Expanding vaccine efficacy estimation with dynamic models fitted to cross-sectional prevalence data post-licensure

• We study vaccine efficacy (VE) against pathogen acquisition in SI and SIS systems with vaccination.
• We outline the nonlinear relationship between pathogen prevalence ratio and VE.
• We propose the use of dynamic models to estimate vaccine efficacy from observational data post-licensure.
• We illustrate a proof of principle framework for ODE parameter inference, including direct competition coefficients between strains.

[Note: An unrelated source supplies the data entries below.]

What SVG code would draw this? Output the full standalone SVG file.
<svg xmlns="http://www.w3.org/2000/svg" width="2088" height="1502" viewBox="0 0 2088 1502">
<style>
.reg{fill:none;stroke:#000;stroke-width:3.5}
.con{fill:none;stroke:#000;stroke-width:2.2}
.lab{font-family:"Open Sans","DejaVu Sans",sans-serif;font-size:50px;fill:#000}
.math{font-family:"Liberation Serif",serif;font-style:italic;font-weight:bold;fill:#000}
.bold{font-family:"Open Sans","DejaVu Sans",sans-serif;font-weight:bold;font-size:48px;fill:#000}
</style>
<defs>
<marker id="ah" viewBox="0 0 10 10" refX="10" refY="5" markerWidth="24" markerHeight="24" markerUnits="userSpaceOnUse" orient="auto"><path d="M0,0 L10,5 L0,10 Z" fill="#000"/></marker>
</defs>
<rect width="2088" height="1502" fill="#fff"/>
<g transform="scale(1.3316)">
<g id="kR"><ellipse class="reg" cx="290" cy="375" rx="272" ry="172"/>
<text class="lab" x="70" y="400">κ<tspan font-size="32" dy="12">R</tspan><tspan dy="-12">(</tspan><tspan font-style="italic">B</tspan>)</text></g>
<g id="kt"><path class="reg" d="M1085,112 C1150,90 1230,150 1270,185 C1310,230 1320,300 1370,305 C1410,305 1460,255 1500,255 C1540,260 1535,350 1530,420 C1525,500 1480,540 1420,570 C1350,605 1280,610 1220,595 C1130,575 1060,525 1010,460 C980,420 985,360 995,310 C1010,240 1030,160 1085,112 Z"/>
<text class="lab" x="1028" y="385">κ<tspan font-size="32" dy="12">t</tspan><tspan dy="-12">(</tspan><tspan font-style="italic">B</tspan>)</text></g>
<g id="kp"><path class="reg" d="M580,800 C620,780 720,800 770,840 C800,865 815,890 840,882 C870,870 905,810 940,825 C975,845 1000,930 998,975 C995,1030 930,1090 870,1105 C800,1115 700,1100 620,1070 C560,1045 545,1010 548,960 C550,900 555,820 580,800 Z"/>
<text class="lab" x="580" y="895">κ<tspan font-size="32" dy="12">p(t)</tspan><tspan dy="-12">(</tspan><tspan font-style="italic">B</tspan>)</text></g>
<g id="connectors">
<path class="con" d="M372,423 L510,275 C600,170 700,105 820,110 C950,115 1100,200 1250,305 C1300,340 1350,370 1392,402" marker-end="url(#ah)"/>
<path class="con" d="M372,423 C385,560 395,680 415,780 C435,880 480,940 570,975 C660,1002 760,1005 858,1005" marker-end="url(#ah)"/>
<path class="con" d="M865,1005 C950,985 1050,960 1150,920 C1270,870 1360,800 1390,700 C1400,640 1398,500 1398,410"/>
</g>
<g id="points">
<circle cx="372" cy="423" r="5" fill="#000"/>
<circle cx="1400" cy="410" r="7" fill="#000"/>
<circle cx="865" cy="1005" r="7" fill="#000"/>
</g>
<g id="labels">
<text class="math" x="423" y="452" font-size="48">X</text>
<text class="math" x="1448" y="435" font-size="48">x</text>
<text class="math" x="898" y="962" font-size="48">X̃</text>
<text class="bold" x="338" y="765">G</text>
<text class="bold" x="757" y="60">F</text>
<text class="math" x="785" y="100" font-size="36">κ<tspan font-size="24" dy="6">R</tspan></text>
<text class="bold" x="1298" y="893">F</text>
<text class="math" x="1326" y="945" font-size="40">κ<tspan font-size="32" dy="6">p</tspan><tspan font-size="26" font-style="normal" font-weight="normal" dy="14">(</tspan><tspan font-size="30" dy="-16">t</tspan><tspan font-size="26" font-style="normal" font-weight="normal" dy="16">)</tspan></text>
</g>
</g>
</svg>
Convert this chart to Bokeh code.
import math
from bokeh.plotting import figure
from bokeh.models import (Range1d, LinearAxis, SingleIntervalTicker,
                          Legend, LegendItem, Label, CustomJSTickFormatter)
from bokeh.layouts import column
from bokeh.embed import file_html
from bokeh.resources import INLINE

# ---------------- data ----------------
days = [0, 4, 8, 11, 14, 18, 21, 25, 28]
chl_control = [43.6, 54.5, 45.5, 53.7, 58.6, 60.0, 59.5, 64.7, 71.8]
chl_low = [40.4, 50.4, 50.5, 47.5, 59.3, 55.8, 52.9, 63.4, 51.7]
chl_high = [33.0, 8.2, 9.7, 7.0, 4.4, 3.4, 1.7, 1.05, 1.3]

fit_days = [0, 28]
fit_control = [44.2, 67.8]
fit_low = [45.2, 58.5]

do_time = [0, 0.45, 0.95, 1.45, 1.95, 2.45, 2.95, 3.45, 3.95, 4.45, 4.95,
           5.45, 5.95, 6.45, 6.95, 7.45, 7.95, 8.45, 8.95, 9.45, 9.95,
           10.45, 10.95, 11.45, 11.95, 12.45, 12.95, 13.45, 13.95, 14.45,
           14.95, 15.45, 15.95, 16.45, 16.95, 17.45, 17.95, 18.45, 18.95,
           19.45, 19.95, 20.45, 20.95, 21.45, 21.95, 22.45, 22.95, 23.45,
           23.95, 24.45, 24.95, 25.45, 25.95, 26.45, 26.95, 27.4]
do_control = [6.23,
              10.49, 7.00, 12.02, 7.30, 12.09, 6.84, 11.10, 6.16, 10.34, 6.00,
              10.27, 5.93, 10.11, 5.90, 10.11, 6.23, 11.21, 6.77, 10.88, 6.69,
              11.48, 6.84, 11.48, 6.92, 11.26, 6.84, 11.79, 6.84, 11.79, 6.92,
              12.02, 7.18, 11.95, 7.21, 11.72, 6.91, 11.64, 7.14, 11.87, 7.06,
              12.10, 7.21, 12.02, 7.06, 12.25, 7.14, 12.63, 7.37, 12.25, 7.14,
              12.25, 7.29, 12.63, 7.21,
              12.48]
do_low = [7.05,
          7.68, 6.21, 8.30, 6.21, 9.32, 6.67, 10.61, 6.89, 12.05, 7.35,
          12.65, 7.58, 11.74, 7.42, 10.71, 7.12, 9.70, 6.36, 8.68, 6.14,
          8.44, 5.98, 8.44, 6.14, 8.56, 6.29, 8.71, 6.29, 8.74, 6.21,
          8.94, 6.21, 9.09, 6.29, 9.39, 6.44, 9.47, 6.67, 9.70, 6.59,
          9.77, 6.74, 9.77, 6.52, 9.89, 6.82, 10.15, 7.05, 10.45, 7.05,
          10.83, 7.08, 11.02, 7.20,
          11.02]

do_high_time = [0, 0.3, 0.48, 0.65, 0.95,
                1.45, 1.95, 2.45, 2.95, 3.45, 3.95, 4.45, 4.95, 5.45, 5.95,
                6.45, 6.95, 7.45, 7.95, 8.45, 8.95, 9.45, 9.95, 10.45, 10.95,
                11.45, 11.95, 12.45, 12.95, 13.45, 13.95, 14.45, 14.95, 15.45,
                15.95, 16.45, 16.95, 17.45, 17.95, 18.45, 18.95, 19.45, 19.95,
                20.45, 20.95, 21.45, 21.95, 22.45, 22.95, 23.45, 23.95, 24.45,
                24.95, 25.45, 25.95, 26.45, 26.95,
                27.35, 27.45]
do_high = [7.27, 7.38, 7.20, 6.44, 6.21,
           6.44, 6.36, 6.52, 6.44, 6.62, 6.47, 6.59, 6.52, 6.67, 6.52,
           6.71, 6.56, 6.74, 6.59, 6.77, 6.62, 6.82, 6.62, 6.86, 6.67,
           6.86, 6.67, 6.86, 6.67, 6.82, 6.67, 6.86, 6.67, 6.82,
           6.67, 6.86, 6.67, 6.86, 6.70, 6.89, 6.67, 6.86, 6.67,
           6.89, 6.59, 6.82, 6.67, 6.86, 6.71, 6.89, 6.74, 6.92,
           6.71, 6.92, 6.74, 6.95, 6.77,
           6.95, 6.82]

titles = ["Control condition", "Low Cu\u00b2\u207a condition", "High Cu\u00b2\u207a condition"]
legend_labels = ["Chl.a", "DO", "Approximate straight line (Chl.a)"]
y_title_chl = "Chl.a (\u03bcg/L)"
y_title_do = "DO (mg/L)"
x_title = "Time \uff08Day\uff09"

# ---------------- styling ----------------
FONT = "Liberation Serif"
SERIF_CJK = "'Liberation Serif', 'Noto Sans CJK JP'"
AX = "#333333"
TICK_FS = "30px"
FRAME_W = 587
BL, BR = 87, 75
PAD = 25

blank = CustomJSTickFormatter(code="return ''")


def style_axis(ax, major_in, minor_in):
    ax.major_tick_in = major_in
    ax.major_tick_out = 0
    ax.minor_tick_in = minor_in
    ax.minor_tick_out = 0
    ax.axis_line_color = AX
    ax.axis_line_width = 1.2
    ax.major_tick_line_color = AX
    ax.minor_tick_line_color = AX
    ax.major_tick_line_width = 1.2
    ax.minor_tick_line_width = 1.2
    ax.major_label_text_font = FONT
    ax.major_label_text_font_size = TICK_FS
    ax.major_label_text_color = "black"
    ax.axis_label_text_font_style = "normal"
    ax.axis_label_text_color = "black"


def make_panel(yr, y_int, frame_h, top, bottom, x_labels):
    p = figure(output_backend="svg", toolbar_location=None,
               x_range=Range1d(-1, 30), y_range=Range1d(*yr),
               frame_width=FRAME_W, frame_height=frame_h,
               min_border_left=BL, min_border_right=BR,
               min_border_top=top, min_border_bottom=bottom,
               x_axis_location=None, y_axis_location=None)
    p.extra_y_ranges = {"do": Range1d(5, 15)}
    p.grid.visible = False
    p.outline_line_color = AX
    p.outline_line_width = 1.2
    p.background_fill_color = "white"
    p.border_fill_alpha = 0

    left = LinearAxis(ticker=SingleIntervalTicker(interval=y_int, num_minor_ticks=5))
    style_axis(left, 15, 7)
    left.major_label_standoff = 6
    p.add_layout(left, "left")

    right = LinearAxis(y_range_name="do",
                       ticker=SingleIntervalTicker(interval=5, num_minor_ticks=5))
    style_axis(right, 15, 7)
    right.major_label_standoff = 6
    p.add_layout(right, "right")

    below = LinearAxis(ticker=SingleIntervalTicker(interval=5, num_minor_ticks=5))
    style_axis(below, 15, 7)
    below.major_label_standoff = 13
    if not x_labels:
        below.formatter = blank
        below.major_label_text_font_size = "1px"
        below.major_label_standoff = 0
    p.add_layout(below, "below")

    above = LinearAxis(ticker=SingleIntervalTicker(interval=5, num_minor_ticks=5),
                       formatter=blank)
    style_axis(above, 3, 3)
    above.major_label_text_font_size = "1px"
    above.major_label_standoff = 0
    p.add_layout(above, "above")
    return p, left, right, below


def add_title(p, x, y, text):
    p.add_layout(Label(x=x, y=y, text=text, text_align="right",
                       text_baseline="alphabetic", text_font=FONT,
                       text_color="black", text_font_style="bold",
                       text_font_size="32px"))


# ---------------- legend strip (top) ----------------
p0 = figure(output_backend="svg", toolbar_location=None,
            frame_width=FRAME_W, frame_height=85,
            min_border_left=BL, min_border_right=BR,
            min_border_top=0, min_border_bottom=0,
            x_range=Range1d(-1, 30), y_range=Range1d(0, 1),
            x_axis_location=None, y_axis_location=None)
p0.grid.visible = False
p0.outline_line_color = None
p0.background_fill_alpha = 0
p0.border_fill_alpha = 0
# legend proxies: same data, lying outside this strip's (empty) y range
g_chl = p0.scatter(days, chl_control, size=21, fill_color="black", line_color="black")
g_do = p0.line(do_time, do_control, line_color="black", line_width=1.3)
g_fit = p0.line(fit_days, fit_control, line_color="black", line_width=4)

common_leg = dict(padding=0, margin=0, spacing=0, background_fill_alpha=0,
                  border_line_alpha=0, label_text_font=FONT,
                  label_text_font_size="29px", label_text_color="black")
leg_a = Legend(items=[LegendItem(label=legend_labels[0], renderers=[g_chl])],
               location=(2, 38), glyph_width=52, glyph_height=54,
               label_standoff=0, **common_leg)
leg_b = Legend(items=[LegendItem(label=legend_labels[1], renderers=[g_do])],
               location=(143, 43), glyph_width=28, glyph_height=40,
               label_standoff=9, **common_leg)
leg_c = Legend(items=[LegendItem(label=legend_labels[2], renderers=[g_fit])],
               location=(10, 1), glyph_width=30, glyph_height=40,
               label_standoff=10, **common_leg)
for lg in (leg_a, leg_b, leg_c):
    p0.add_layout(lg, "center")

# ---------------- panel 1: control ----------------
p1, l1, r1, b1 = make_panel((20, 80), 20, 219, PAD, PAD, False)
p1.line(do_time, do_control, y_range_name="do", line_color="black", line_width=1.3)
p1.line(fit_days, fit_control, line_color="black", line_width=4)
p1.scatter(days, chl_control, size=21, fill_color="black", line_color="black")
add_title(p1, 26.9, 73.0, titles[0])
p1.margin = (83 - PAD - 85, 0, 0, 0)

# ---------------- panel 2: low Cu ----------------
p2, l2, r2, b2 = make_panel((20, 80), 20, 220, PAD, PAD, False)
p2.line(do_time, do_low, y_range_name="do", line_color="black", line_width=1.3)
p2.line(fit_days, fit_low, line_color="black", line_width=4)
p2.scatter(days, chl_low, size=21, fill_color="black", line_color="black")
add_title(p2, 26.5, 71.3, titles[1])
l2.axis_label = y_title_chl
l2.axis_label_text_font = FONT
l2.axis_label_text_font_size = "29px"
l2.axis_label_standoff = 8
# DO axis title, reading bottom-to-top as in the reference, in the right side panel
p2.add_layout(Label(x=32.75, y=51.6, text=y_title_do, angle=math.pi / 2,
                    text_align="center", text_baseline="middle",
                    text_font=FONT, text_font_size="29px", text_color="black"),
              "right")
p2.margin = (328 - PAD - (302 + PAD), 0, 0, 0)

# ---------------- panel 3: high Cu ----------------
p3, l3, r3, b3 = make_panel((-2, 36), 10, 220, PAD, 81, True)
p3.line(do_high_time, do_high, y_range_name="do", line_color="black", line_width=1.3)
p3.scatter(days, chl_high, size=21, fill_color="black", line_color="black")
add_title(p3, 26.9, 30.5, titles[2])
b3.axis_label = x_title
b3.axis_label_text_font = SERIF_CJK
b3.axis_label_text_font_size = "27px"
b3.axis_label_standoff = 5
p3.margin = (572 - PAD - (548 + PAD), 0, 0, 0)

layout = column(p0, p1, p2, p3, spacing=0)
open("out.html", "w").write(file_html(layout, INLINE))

The efficacy of vaccines is typically estimated prior to implementation, on the basis of randomized controlled trials. This does not preclude, however, subsequent assessment post-licensure, while mass-immunization and nonlinear transmission feedbacks are in place. In this paper we show how cross-sectional prevalence data post-vaccination can be interpreted in terms of pathogen transmission processes and vaccine parameters, using a dynamic epidemiological model. We advocate the use of such frameworks for model-based vaccine evaluation in the field, fitting trajectories of cross-sectional prevalence of pathogen strains before and after intervention. Using SI and SIS models, we illustrate how prevalence ratios in vaccinated and non-vaccinated hosts depend on true vaccine efficacy, the absolute and relative strength of competition between target and non-target strains, the time post follow-up, and transmission intensity. We argue that a mechanistic approach should be added to vaccine efficacy estimation against multi-type pathogens, because it naturally accounts for inter-strain competition and indirect effects, leading to a robust measure of individual protection per contact. Our study calls for systematic attention to epidemiological feedbacks when interpreting population level impact. At a broader level, our parameter estimation procedure provides a promising proof of principle for a generalizable framework to infer vaccine efficacy post-licensure.